Unless…you're one of those people who records copious amounts of video on top of stills. Even though the K-3 is the best Pentax for video, it just can't keep up with the competition. The lack of continuous AF is going to be a big dealbreaker for hybrid shooters. If you need your DSLR to be a great HD video camera, we’d strongly recommend you look into the Canon 70D with its incredible Dual Pixel AF. The 70D’s lack of a headphone jack is ultimately a minor annoyance compared to the lack of AF-C if you’re serious about video.
That’s not to say the K-3 can’t hold its own with the competition in other areas. We found the performance of the K-3 to be laudable, putting a refreshed luster on the Pentax shooting experience. The new sensor is sharp, lacks an AA filter, provides plenty of dynamic range, and boosts autofocus and continuous shooting faster than ever before.
Even though there still isn’t a full-frame camera to graduate to, Pentax’s family of APS-C lenses is impressive and includes some real gems. Of particular interest is the new HD DA Limited 20-40mm f/2.8-4 DC WR, featuring a weather resistant design and quiet motor-driven AF. Then there’s the impressive support of legacy lenses. Garage sales and flea markets become smorgasbords; for little money, vintage K-Mount lenses are within your reach. Thanks to focus peaking, the K-3 works really well with manual focus lenses, which means shooting with classic M and A Pentax glass yields great results.

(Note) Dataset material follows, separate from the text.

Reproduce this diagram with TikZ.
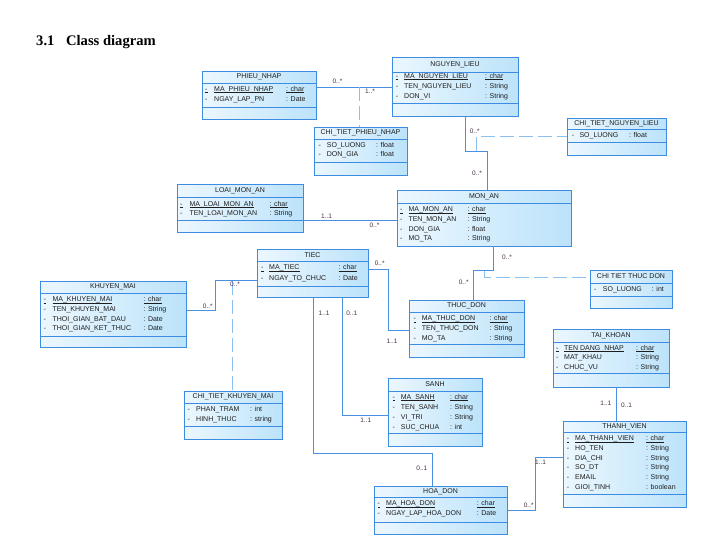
\documentclass[tikz,border=0pt]{standalone}
\usepackage{fontspec}
\setmainfont{Liberation Serif}
\setsansfont{Liberation Sans}
\usetikzlibrary{calc}
\definecolor{boxborder}{RGB}{60,140,228}
\definecolor{boxA}{RGB}{236,247,254}
\definecolor{boxB}{RGB}{188,227,250}
\definecolor{conn}{RGB}{74,144,226}
\definecolor{dashc}{RGB}{140,192,240}
\definecolor{lbl}{RGB}{70,45,70}
\definecolor{txt}{RGB}{30,30,30}
\newcounter{tn}
\newcommand{\keyul}[1]{\setbox0=\hbox{#1}\rlap{\rule[-1.1pt]{\wd0}{0.45pt}}\box0}
\tikzset{
 boxnode/.style={draw=boxborder, line width=0.8pt, left color=boxA, right color=boxB, inner sep=0pt, outer sep=0pt},
 sepline/.style={draw=boxborder, line width=0.8pt},
 titletext/.style={font=\sffamily\fontsize{7}{8}\selectfont, text=txt, inner sep=0pt},
 attrtext/.style={font=\sffamily\fontsize{7}{8}\selectfont, text=txt, inner sep=0pt, anchor=west, text height=5pt, text depth=1.2pt},
 assoc/.style={draw=conn, line width=0.7pt},
 linkdash/.style={draw=dashc, line width=0.9pt, dash pattern=on 14pt off 5pt},
 mult/.style={font=\sffamily\fontsize{6.5}{7}\selectfont, text=lbl, inner sep=0pt},
 heading/.style={font=\bfseries\fontsize{14.6}{16}\selectfont, inner sep=0pt, anchor=base west},
}
\newcommand{\umlbox}[8]{%
  \node[boxnode, anchor=north west, minimum width={(#4-#2)*1pt}, minimum height={(#7-#3)*1pt}] (#1) at (#2,#3) {};
  \draw[sepline] (#2,#5) -- (#4,#5);
  \draw[sepline] (#2,#6) -- (#4,#6);
  \node[titletext] (#1-title) at ({(#2+#4)/2},{(#3+#5)/2}) {#8};
}
\newcommand{\attrrow}[6]{%
  \stepcounter{tn}\node[attrtext] (p\thetn) at (#2,#1) {-};
  \stepcounter{tn}\node[attrtext] (n\thetn) at (#3,#1) {#5};
  \stepcounter{tn}\node[attrtext] (t\thetn) at (#4,#1) {: #6};
}
\newcommand{\keyrow}[6]{%
  \stepcounter{tn}\node[attrtext] (p\thetn) at (#2,#1) {\keyul{-}};
  \stepcounter{tn}\node[attrtext] (n\thetn) at (#3,#1) {\keyul{#5}};
  \stepcounter{tn}\node[attrtext] (t\thetn) at (#4,#1) {\keyul{: #6}};
}
\begin{document}
\begin{tikzpicture}[x=1pt,y=-1pt]
\useasboundingbox (0,0) rectangle (708,546);
\node[heading] (head) at (36,45.5) {3.1\hspace{0.8em}Class diagram};

\coordinate (m1) at (359.3,87.3);
\coordinate (m2) at (476.7,151);
\coordinate (m3) at (484,270.7);
\coordinate (m4) at (232.3,280.7);

% ---------- boxes ----------
\umlbox{pn}{202}{71}{316}{83}{107}{119}{PHIEU\_NHAP}
\keyrow{89.3}{205}{214}{286}{MA\_PHIEU\_NHAP}{char}
\attrrow{99.3}{205}{214}{286}{NGAY\_LAP\_PN}{Date}

\umlbox{nl}{392}{57}{518}{72}{103}{116}{NGUYEN\_LIEU}
\keyrow{76.7}{395.7}{404}{485}{MA\_NGUYEN\_LIEU}{char}
\attrrow{86.7}{395.7}{404}{485}{TEN\_NGUYEN\_LIEU}{String}
\attrrow{96.7}{395.7}{404}{485}{DON\_VI}{String}

\umlbox{ctnl}{567}{118}{666}{129}{142}{155}{CHI\_TIET\_NGUYEN\_LIEU}
\attrrow{136}{571.7}{579.3}{629}{SO\_LUONG}{float}

\umlbox{ctpn}{314}{127}{407}{139}{162}{175}{CHI\_TIET\_PHIEU\_NHAP}
\attrrow{145.7}{318.3}{326.7}{376}{SO\_LUONG}{float}
\attrrow{155}{318.3}{326.7}{376}{DON\_GIA}{float}

\umlbox{lma}{177}{184}{303}{197}{220}{232}{LOAI\_MON\_AN}
\keyrow{204.3}{180}{189.3}{269.3}{MA\_LOAI\_MON\_AN}{char}
\attrrow{213.7}{180}{189.3}{269.3}{TEN\_LOAI\_MON\_AN}{String}

\umlbox{ma}{397}{190}{571}{203}{246}{246}{MON\_AN}
\keyrow{210}{400}{408.3}{467.3}{MA\_MON\_AN}{char}
\attrrow{219.7}{400}{408.3}{467.3}{TEN\_MON\_AN}{String}
\attrrow{229.3}{400}{408.3}{467.3}{DON\_GIA}{float}
\attrrow{239}{400}{408.3}{467.3}{MO\_TA}{String}

\umlbox{cttd}{590}{270}{672}{283}{296}{308}{CHI TIET THUC DON}
\attrrow{289.3}{594}{602.7}{651.7}{SO\_LUONG}{int}

\umlbox{tiec}{257}{249}{368}{261}{286}{297}{TIEC}
\keyrow{268}{261}{269}{338.3}{MA\_TIEC}{char}
\attrrow{278.5}{261}{269}{338.3}{NGAY\_TO\_CHUC}{Date}

\umlbox{km}{40}{281}{186}{293}{336}{347}{KHUYEN\_MAI}
\keyrow{300}{43.3}{52.3}{143.3}{MA\_KHUYEN\_MAI}{char}
\attrrow{309.7}{43.3}{52.3}{143.3}{TEN\_KHUYEN\_MAI}{String}
\attrrow{319.3}{43.3}{52.3}{143.3}{THOI\_GIAN\_BAT\_DAU}{Date}
\attrrow{328.3}{43.3}{52.3}{143.3}{THOI\_GIAN\_KET\_THUC}{Date}

\umlbox{td}{409}{300}{524}{312}{344}{357}{THUC\_DON}
\keyrow{319}{413.3}{421.7}{489.3}{MA\_THUC\_DON}{char}
\attrrow{328.7}{413.3}{421.7}{489.3}{TEN\_THUC\_DON}{String}
\attrrow{338.3}{413.3}{421.7}{489.3}{MO\_TA}{String}

\umlbox{tk}{553}{329}{669}{342}{373}{387}{TAI\_KHOAN}
\keyrow{348.3}{556}{564}{636}{TEN DANG\_NHAP}{char}
\attrrow{357.7}{556}{564}{636}{MAT\_KHAU}{String}
\attrrow{367.7}{556}{564}{636}{CHUC\_VU}{String}

\umlbox{tv}{563}{421}{686}{432}{494}{507}{THANH\_VIEN}
\keyrow{439}{566.7}{575}{646}{MA\_THANH\_VIEN}{char}
\attrrow{448.7}{566.7}{575}{646}{HO\_TEN}{String}
\attrrow{458.3}{566.7}{575}{646}{DIA\_CHI}{String}
\attrrow{468}{566.7}{575}{646}{SO\_DT}{String}
\attrrow{478}{566.7}{575}{646}{EMAIL}{String}
\attrrow{487.7}{566.7}{575}{646}{GIOI\_TINH}{boolean}

\umlbox{ctkm}{184}{391}{282}{403}{426}{439}{CHI\_TIET\_KHUYEN\_MAI}
\attrrow{409.3}{187.3}{196}{250}{PHAN\_TRAM}{int}
\attrrow{420}{187.3}{196}{250}{HINH\_THUC}{string}

\umlbox{sanh}{388}{378}{482}{391}{433}{446}{SANH}
\keyrow{397.7}{392.3}{400.7}{450}{MA\_SANH}{char}
\attrrow{407.3}{392.3}{400.7}{450}{TEN\_SANH}{String}
\attrrow{417.3}{392.3}{400.7}{450}{VI\_TRI}{String}
\attrrow{427.3}{392.3}{400.7}{450}{SUC\_CHUA}{int}

\umlbox{hd}{374}{486}{507}{497}{522}{534}{HOA\_DON}
\keyrow{504}{377.3}{386}{476.7}{MA\_HOA\_DON}{char}
\attrrow{514}{377.3}{386}{476.7}{NGAY\_LAP\_HOA\_DON}{Date}

% ---------- associations ----------
\draw[assoc] (pn.east |- m1) -- (nl.west |- m1);
\draw[linkdash] (m1) -- (ctpn.north -| m1);
\node[mult] (l1) at (337.5,81.7) {0..*};
\node[mult] (l2) at (370,91) {1..*};

\draw[assoc] (nl.south -| 465,0) -- (465,151) -- (487.3,151) -- (ma.north -| 487.3,0);
\draw[linkdash] (m2) -- (476.7,136) -- (ctnl.west |- 0,136);
\node[mult] (l3) at (474.7,131.7) {0..*};
\node[mult] (l4) at (477,173.3) {0..*};

\draw[assoc] (lma.east |- 0,220.3) -- (ma.west |- 0,220.3);
\node[mult] (l5) at (326.5,216) {1..1};
\node[mult] (l6) at (374.5,225.7) {0..*};

\draw[assoc] (ma.south -| 493.3,0) -- (493.3,270.7) -- (473.3,270.7) -- (td.north -| 473.3,0);
\draw[linkdash] (m3) -- (484,277.3) -- (cttd.west |- 0,277.3);
\node[mult] (l7) at (507,257.3) {0..*};
\node[mult] (l8) at (463.7,282.7) {0..*};

\draw[assoc] (tiec.east |- 0,269.3) -- (388.3,269.3) -- (388.3,330) -- (td.west |- 0,330);
\node[mult] (l9) at (379.7,263.3) {0..*};
\node[mult] (l10) at (392,341) {1..1};

\draw[assoc] (km.east |- 0,310.7) -- (215.7,310.7) -- (215.7,280.7) -- (tiec.west |- m4);
\draw[linkdash] (m4) -- (ctkm.north -| m4);
\node[mult] (l11) at (207.8,306.7) {0..*};
\node[mult] (l12) at (235,284) {0..*};

\draw[assoc] (tiec.south -| 342,0) -- (342,415.3) -- (sanh.west |- 0,415.3);
\node[mult] (l13) at (351.7,313.3) {0..1};
\node[mult] (l14) at (365.8,420) {1..1};

\draw[assoc] (tiec.south -| 313.3,0) -- (313.3,453.3) -- (432.3,453.3) -- (hd.north -| 432.3,0);
\node[mult] (l15) at (324,313.3) {1..1};
\node[mult] (l16) at (421.8,468.3) {0..1};

\draw[assoc] (hd.east |- 0,510.7) -- (535.7,510.7) -- (535.7,457.3) -- (tv.west |- 0,457.3);
\node[mult] (l17) at (528.7,505.7) {0..*};
\node[mult] (l18) at (540.5,462.3) {1..1};

\draw[assoc] (tk.south -| 616.7,0) -- (tv.north -| 616.7,0);
\node[mult] (l19) at (605.8,403.3) {1..1};
\node[mult] (l20) at (626.5,405) {0..1};
\end{tikzpicture}
\end{document}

What about that Ricoh logo beneath the K-3’s LCD? Cynical Pentax users get their knickers in a twist about it, as is their wont. It’s easy to be reminded of other poorly-handled, half-hearted corporate buyouts of beloved brands (HP’s purchase of Palm comes immediately to mind). But, we prefer to think of it as a subtle statement from Pentax’s savior—this is is a DSLR Ricoh is proud to have bear its logo.
In a business dominated by Nikon and Canon, it's difficult for smaller companies to hang on and offer competitive cameras. We can only hope that Ricoh keeps making Pentax cameras it wants to show off to the world. Life without Pentax would be a much less interesting one for photographers and camera reviewers alike.
Pentax holds its own, but the K-3 isn't for everyone
The Pentax K-3's chief competition comes from two APS-C DSLRs on the market today. Both are from Canon and Nikon and undoubtedly both have a higher profile than this Pentax. Since Pentax has little presence in most American retail stores and camera shops, and since the company doesn't advertise well, the camera buying public just doesn't think of Pentax as an alternative. It's a shame, since this model in particular holds its own against both the Canon EOS 70D and the Nikon D7100.
All three of these models are well-built, weather resistant, and offer up great image quality for over $1,000. Instead of a lower-end design, all three have backlit power-saving secondary LCDs that let you dial in settings without firing up the power-hungry rear color LCD. Where they differ is in the user interface, some of the features, and their respective lens families.
Where the Pentax K-3 shines is in still shooting. Its 24-megapixel sensor is sharp and offers plenty of dynamic range. We were blown away by its fast 8 FPS continuous shooting and huge buffer that held 63 JPEGs before filling up. While the new autofocus system is a big improvement, we did notice some issues when tracking subjects across the frame.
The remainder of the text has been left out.